▶ Raw records:
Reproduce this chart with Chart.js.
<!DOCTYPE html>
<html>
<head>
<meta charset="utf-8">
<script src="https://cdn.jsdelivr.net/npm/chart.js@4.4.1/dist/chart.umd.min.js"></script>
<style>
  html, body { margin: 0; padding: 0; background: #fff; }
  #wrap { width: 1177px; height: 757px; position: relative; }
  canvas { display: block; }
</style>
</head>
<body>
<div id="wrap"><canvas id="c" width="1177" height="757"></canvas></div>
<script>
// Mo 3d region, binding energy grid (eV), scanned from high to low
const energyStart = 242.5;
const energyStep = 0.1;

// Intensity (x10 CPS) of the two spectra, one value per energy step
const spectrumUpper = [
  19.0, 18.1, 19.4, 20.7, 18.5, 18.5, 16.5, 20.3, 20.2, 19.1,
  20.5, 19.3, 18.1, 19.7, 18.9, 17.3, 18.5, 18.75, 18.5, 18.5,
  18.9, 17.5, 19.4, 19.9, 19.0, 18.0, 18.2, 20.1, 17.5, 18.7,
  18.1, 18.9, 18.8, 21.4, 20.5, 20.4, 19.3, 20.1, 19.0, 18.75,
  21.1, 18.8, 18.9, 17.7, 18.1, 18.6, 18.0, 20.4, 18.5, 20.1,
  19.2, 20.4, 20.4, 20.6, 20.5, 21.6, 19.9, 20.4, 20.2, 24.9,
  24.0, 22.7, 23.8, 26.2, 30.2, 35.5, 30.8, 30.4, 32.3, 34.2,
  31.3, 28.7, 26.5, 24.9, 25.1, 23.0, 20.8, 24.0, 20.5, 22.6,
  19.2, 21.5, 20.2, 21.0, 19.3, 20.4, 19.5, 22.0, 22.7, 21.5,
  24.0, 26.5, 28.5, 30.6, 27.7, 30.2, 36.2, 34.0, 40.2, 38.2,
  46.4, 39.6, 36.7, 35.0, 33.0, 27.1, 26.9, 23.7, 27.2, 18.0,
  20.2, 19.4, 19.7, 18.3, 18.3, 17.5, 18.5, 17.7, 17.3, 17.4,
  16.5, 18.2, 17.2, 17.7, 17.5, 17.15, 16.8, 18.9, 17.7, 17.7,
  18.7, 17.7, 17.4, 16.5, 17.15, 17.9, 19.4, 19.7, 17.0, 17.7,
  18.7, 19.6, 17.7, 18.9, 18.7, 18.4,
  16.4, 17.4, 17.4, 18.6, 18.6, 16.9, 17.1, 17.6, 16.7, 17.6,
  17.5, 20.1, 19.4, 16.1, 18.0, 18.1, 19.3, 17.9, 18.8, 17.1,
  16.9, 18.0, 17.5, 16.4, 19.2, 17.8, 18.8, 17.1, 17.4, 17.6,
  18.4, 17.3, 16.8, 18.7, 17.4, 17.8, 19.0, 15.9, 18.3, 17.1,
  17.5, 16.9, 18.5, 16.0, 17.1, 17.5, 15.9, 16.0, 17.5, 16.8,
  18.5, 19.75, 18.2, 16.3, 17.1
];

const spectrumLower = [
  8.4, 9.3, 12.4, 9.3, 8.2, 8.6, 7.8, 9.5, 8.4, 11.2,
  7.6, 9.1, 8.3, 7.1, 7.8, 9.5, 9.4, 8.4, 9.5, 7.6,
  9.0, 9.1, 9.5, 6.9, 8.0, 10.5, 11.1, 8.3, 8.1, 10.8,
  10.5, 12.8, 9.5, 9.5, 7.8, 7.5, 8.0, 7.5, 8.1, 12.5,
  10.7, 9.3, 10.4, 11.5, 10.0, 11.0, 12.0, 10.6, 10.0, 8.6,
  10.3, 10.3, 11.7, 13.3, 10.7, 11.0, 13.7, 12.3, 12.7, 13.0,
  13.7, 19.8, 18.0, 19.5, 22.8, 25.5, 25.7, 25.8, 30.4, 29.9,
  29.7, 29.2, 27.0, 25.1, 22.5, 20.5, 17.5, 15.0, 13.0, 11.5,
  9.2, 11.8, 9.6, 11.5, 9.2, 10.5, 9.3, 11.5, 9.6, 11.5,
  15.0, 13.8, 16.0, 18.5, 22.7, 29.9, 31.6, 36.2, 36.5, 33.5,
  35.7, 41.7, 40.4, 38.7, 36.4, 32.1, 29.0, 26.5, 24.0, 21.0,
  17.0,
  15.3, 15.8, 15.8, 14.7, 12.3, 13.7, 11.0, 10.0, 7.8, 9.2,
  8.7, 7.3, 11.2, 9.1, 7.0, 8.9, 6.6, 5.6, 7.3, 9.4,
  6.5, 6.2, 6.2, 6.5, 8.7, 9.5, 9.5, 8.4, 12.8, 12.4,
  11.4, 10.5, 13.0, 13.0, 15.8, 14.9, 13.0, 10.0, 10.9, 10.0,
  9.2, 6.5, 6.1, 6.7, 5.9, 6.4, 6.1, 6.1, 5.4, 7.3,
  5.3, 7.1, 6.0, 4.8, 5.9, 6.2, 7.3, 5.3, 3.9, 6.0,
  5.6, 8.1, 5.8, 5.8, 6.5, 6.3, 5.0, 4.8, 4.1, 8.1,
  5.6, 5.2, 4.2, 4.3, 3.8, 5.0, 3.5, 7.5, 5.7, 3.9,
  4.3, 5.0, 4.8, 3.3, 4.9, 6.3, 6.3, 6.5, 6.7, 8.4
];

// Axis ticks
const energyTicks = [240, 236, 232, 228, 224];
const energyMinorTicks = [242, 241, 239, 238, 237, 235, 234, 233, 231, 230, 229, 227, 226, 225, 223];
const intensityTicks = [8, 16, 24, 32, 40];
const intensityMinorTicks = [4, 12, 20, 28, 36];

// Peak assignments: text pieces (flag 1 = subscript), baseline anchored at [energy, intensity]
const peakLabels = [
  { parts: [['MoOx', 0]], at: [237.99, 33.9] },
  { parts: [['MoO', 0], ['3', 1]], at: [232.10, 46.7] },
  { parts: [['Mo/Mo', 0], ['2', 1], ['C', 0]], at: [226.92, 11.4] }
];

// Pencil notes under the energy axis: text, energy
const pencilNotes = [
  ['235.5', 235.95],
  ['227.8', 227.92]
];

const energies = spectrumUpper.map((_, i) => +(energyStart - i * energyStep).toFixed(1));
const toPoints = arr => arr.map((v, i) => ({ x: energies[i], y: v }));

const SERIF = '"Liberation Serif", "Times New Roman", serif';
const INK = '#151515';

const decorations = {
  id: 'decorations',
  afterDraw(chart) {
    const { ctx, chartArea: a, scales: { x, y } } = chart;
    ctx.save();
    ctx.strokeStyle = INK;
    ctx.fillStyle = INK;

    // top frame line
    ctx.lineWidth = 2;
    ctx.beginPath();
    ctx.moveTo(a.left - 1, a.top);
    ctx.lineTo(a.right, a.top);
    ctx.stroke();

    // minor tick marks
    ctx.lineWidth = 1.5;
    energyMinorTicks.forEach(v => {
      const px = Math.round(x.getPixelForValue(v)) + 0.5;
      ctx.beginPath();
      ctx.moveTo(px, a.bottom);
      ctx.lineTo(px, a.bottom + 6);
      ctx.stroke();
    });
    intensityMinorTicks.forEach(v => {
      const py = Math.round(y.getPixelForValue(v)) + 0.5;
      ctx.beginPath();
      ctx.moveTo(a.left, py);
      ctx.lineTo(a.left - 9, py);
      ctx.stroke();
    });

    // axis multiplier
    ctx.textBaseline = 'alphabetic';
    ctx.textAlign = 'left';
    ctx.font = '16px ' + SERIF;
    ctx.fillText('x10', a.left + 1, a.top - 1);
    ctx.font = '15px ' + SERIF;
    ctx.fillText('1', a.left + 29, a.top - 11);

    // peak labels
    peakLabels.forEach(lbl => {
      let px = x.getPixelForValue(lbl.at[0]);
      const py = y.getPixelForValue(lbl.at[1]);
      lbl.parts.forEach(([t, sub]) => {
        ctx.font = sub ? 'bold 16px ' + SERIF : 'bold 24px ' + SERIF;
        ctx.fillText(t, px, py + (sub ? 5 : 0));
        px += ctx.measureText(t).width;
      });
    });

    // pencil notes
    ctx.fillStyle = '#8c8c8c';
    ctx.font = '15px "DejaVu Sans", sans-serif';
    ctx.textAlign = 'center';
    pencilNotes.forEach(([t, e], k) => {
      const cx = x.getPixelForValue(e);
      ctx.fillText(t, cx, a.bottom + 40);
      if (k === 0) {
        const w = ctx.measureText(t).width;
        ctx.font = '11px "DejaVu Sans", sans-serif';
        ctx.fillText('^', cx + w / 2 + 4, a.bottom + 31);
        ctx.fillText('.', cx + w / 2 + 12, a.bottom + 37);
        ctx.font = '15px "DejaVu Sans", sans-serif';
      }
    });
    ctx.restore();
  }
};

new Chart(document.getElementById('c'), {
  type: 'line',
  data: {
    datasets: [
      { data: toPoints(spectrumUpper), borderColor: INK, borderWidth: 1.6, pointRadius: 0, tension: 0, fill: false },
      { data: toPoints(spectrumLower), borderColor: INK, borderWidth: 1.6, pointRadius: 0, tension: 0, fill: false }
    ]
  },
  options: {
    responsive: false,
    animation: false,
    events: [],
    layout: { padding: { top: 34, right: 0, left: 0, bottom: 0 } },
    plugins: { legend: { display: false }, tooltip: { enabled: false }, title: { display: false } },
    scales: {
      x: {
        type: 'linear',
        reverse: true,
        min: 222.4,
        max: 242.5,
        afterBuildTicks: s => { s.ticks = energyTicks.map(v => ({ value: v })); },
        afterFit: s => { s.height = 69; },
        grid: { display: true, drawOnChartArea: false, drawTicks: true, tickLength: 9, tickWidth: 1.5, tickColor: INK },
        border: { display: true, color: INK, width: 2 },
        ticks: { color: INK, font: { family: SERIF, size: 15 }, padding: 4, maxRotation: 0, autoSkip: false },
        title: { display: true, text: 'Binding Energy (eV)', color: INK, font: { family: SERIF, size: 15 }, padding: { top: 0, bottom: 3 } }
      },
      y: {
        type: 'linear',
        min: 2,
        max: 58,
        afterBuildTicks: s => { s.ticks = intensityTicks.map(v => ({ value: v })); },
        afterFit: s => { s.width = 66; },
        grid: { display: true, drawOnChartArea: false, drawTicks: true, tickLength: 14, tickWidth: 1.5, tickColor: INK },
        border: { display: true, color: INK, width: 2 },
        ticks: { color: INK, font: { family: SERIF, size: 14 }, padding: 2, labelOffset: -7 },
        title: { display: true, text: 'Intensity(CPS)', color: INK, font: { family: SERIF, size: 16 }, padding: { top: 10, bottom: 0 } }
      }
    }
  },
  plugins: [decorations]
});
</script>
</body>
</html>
--
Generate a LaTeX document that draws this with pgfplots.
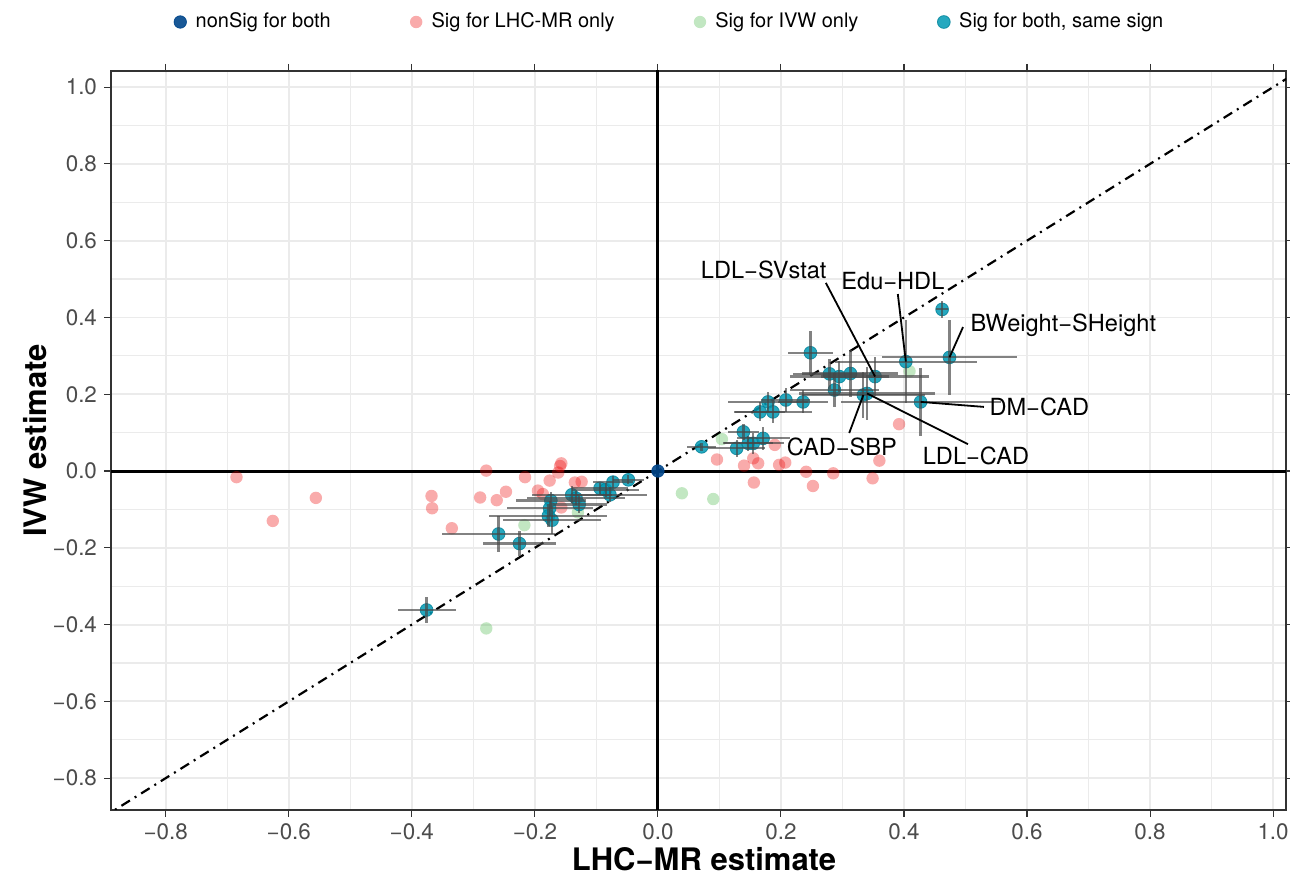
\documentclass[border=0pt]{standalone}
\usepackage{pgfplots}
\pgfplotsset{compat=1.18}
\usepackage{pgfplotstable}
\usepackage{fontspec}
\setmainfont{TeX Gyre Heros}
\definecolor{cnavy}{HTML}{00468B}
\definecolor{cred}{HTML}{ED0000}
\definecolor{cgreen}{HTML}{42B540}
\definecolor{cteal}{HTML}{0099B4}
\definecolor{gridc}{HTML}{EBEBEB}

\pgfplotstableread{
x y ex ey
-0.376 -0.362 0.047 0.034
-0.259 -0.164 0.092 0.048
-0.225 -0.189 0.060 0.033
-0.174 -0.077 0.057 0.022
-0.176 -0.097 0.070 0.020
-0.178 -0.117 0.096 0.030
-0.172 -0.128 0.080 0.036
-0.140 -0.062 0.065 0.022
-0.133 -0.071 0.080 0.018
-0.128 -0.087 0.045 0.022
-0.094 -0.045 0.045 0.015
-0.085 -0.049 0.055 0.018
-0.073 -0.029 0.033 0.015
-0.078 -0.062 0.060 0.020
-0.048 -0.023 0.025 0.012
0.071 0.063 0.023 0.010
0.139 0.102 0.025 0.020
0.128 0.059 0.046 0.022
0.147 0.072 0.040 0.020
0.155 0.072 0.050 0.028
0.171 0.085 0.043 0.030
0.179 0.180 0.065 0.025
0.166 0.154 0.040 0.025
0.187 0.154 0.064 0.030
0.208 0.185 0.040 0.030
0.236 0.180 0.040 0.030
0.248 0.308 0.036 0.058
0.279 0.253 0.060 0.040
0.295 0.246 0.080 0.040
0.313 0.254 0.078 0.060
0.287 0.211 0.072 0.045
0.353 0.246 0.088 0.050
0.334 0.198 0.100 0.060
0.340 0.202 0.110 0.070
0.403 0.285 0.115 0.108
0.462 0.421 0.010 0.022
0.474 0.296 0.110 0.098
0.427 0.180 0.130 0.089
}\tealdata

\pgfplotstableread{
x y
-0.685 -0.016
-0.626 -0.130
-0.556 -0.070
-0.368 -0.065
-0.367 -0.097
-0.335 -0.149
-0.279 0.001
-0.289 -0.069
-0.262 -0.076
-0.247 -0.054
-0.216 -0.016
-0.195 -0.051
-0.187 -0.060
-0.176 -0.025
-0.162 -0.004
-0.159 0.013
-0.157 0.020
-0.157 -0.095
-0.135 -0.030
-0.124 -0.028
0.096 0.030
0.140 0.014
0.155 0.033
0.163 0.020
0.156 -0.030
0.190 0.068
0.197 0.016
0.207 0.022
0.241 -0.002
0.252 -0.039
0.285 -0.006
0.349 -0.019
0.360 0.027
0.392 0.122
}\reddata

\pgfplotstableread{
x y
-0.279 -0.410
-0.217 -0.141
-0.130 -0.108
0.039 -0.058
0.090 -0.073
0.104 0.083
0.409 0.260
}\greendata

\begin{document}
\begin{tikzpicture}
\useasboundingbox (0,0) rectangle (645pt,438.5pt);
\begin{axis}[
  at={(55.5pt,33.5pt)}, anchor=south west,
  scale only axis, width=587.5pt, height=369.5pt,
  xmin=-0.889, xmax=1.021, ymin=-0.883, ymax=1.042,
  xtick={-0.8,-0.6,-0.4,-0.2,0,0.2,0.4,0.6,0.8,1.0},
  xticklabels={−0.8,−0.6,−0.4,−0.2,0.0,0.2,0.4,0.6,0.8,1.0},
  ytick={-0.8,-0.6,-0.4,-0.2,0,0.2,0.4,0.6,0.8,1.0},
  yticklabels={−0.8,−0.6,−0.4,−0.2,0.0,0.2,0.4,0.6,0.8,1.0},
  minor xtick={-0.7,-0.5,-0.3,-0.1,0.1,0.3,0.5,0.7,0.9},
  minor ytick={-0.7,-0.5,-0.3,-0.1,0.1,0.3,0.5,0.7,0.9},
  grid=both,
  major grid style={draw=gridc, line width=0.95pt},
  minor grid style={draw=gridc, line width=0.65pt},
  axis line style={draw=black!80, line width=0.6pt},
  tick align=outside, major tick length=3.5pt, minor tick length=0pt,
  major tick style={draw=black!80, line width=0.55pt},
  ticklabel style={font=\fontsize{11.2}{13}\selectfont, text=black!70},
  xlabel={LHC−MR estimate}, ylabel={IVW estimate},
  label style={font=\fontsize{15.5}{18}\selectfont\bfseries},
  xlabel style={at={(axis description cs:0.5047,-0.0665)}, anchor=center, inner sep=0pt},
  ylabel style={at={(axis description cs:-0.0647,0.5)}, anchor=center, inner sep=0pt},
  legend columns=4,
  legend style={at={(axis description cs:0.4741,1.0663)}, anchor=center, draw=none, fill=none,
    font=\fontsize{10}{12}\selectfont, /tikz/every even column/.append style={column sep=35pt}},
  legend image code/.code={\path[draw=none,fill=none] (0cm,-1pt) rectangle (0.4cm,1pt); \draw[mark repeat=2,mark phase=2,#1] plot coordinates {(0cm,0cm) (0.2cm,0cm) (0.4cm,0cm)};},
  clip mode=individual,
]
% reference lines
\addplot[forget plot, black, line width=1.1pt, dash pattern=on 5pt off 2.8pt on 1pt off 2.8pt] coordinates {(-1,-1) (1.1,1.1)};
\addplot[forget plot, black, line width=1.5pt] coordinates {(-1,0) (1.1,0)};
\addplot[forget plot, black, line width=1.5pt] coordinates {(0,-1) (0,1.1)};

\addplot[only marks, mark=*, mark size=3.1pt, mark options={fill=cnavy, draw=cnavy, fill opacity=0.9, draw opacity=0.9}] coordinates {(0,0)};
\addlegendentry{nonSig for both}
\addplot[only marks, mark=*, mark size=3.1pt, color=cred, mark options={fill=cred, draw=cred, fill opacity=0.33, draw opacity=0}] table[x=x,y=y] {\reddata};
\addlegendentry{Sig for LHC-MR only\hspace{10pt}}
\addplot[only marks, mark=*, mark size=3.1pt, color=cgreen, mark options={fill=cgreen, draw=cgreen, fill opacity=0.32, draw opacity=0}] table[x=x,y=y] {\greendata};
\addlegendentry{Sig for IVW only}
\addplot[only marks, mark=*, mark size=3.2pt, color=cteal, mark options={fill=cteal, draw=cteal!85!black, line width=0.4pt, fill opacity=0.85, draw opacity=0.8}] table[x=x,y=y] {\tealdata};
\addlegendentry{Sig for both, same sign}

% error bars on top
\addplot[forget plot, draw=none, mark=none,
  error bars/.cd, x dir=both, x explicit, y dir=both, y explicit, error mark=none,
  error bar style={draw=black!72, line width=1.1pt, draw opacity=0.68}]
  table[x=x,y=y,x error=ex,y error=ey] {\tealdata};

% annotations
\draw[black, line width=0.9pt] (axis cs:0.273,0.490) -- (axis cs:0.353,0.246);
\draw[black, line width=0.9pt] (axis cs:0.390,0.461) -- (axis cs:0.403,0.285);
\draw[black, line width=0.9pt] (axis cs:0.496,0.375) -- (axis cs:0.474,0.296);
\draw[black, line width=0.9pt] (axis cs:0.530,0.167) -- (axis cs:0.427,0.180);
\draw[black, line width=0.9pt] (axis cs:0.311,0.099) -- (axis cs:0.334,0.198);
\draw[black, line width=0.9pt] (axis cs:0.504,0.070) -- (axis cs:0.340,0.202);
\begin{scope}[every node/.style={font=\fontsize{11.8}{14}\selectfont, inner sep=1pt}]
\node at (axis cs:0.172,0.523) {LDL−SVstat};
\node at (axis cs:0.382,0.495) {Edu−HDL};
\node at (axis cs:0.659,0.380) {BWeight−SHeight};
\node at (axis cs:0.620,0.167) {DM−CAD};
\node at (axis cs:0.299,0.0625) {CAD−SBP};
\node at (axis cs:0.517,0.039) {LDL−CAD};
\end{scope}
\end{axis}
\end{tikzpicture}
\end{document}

▶ Instruction: Transcribe, word for word, every line from the line with "Reproduce this chart with Chart.js." to the line with "const energyStep = 0.1;", inclusive, and output nothing else.

▶ Full response:
Reproduce this chart with Chart.js.
<!DOCTYPE html>
<html>
<head>
<meta charset="utf-8">
<script src="https://cdn.jsdelivr.net/npm/chart.js@4.4.1/dist/chart.umd.min.js"></script>
<style>
  html, body { margin: 0; padding: 0; background: #fff; }
  #wrap { width: 1177px; height: 757px; position: relative; }
  canvas { display: block; }
</style>
</head>
<body>
<div id="wrap"><canvas id="c" width="1177" height="757"></canvas></div>
<script>
// Mo 3d region, binding energy grid (eV), scanned from high to low
const energyStart = 242.5;
const energyStep = 0.1;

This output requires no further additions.